— start EXTRACTED MATERIAL —
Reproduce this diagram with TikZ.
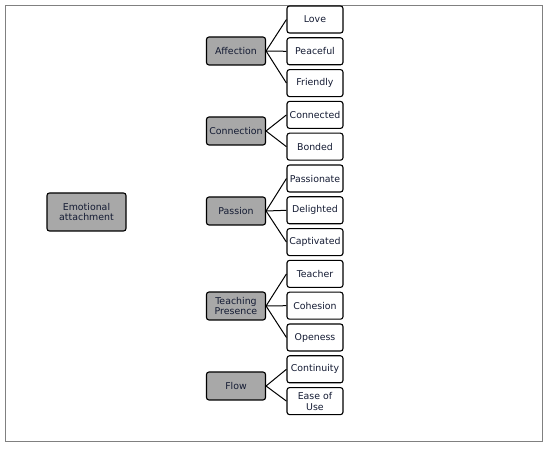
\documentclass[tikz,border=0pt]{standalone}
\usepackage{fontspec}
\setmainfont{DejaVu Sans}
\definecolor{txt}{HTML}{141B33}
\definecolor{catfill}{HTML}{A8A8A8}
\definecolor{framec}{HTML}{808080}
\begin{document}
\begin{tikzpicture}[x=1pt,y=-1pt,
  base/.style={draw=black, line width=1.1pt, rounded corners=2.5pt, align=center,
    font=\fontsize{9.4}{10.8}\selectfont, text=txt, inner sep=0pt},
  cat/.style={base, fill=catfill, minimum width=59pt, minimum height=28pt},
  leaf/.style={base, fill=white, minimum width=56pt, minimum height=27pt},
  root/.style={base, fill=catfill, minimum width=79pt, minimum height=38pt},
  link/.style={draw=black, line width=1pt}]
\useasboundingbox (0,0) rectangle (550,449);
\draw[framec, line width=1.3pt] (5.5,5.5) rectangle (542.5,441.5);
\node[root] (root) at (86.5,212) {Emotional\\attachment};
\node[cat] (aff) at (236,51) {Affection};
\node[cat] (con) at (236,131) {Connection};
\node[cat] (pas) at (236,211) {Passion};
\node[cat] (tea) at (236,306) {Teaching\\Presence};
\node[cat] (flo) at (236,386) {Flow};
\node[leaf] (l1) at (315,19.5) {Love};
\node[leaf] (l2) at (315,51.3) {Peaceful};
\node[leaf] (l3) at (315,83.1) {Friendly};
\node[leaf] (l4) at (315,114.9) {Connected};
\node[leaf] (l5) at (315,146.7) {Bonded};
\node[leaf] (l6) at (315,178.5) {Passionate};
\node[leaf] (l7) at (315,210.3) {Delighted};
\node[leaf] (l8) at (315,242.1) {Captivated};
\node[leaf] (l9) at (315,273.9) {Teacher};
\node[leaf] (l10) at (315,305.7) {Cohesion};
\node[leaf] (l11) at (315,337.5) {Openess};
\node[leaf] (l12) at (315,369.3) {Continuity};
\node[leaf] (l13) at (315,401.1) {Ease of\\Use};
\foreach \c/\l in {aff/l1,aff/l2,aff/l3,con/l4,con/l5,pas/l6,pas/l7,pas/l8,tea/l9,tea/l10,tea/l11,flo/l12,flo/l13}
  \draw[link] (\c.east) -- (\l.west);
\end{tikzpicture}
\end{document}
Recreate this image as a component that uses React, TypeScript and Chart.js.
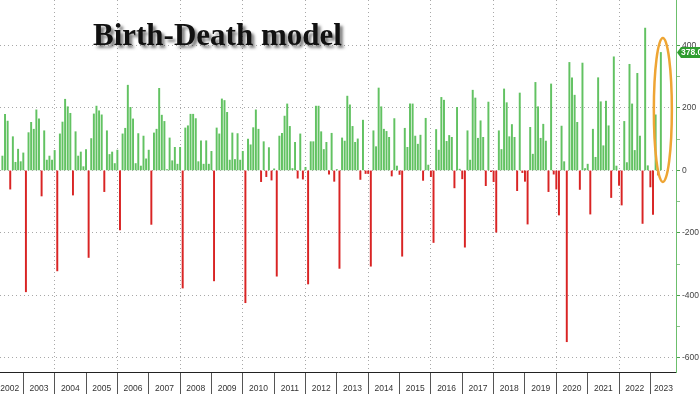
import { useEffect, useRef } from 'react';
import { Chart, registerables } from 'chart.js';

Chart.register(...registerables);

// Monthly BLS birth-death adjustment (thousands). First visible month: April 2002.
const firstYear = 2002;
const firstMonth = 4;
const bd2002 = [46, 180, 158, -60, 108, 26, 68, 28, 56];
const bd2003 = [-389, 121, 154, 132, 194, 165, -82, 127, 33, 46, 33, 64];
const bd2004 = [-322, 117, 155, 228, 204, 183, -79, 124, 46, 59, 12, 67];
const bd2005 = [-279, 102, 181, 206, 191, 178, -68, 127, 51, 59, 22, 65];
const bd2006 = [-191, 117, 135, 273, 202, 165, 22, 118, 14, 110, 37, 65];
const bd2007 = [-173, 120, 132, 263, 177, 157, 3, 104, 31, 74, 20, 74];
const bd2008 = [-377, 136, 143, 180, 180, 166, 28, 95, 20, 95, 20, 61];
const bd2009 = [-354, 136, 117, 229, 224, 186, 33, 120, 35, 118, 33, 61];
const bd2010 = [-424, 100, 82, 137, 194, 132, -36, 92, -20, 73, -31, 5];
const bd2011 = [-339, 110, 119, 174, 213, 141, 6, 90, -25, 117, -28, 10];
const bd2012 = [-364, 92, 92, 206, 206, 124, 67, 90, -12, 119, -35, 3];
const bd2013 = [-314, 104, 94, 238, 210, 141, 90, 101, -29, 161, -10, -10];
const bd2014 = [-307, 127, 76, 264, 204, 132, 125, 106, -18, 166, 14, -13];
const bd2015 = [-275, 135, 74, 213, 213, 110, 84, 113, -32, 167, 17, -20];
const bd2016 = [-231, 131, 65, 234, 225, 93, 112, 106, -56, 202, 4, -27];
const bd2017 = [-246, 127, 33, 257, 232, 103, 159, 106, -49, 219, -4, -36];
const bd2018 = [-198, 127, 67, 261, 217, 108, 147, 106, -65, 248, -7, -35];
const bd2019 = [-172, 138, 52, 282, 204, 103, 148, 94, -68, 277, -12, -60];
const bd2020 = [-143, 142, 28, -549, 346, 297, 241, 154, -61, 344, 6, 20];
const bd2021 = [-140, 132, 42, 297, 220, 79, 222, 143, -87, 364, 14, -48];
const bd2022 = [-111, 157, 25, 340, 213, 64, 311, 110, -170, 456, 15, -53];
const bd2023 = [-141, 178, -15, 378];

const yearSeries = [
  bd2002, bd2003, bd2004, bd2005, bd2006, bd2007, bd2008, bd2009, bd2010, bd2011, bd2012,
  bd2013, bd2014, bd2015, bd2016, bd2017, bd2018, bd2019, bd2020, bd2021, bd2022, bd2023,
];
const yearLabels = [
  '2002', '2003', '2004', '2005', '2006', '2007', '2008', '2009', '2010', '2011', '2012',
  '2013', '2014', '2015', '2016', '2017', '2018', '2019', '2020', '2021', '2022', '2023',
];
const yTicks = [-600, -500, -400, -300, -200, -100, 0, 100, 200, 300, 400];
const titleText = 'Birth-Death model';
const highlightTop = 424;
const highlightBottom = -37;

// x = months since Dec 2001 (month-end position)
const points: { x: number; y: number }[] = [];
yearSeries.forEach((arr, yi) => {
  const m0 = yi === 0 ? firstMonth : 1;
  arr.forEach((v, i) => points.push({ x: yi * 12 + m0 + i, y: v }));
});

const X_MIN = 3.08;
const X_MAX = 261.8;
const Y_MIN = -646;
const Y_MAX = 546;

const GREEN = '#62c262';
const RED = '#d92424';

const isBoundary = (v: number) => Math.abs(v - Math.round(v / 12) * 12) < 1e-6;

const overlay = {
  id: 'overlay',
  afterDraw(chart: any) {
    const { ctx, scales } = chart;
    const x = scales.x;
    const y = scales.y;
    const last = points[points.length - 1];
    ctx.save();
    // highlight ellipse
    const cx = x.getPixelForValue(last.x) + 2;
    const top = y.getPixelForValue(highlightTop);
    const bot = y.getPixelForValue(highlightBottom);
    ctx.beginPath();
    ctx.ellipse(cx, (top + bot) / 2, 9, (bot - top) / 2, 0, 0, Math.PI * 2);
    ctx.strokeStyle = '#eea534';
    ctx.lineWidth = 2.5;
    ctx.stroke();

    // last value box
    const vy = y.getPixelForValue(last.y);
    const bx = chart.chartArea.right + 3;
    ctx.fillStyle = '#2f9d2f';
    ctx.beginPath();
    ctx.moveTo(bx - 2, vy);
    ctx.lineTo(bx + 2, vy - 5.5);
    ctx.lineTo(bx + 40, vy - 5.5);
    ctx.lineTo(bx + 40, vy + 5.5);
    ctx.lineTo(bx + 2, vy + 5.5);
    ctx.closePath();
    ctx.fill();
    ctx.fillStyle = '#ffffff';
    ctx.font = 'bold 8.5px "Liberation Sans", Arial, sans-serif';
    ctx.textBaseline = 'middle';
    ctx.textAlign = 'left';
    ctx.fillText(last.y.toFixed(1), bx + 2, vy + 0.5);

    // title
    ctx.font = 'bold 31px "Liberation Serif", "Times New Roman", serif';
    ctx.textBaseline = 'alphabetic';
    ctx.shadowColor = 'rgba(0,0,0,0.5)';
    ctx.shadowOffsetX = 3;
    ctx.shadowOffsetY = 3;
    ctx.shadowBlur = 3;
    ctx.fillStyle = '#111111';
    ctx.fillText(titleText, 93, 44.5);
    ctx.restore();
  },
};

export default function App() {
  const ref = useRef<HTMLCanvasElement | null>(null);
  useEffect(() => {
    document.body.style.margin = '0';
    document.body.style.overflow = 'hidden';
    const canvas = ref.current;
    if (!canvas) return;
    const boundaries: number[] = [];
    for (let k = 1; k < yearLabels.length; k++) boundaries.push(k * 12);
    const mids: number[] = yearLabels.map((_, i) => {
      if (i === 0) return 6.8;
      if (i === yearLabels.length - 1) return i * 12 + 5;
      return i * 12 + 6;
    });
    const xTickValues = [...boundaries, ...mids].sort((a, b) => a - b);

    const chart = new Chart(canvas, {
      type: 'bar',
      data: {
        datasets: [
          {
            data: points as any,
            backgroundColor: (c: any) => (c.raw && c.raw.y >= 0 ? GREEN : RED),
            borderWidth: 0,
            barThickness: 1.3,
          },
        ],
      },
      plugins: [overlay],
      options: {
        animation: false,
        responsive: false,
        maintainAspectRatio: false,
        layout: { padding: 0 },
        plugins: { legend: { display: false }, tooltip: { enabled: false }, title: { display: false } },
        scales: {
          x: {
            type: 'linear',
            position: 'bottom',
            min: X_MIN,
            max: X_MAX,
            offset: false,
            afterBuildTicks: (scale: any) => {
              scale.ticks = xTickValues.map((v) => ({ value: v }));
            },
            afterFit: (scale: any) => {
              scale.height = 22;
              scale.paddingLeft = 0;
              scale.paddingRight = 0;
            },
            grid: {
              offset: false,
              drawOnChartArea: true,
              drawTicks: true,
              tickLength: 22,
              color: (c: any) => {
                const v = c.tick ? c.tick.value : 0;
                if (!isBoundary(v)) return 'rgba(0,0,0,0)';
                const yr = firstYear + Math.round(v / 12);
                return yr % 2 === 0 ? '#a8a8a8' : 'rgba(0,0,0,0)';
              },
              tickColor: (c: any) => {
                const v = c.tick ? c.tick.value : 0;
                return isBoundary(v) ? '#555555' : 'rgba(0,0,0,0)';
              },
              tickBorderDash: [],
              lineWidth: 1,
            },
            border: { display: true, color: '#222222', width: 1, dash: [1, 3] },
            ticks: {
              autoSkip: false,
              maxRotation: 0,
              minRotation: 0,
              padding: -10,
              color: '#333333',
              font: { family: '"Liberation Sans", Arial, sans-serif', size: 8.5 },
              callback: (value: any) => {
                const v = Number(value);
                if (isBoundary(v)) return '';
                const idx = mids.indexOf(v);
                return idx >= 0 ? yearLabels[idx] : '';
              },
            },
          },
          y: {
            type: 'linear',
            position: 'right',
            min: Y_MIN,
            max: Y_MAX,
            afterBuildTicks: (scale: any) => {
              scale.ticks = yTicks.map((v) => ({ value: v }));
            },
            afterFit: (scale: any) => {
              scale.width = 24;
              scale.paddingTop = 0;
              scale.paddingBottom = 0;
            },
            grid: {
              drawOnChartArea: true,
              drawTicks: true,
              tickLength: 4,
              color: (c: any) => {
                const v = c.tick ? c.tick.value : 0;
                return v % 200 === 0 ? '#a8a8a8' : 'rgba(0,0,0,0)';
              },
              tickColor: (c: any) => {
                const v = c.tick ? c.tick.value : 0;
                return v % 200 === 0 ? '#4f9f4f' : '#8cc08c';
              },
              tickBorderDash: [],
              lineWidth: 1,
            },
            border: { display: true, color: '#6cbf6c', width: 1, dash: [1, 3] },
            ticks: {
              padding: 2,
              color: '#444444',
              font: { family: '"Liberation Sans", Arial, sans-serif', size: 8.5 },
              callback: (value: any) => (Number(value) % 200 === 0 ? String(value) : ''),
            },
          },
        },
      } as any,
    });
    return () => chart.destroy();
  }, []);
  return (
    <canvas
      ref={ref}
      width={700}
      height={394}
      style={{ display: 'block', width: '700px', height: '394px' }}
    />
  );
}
— end EXTRACTED MATERIAL —
EXERCISE GOAL:
Using the listing, copy every line where the word "this" shows up.

CORRECT RESPONSE:
Reproduce this diagram with TikZ.
Recreate this image as a component that uses React, TypeScript and Chart.js.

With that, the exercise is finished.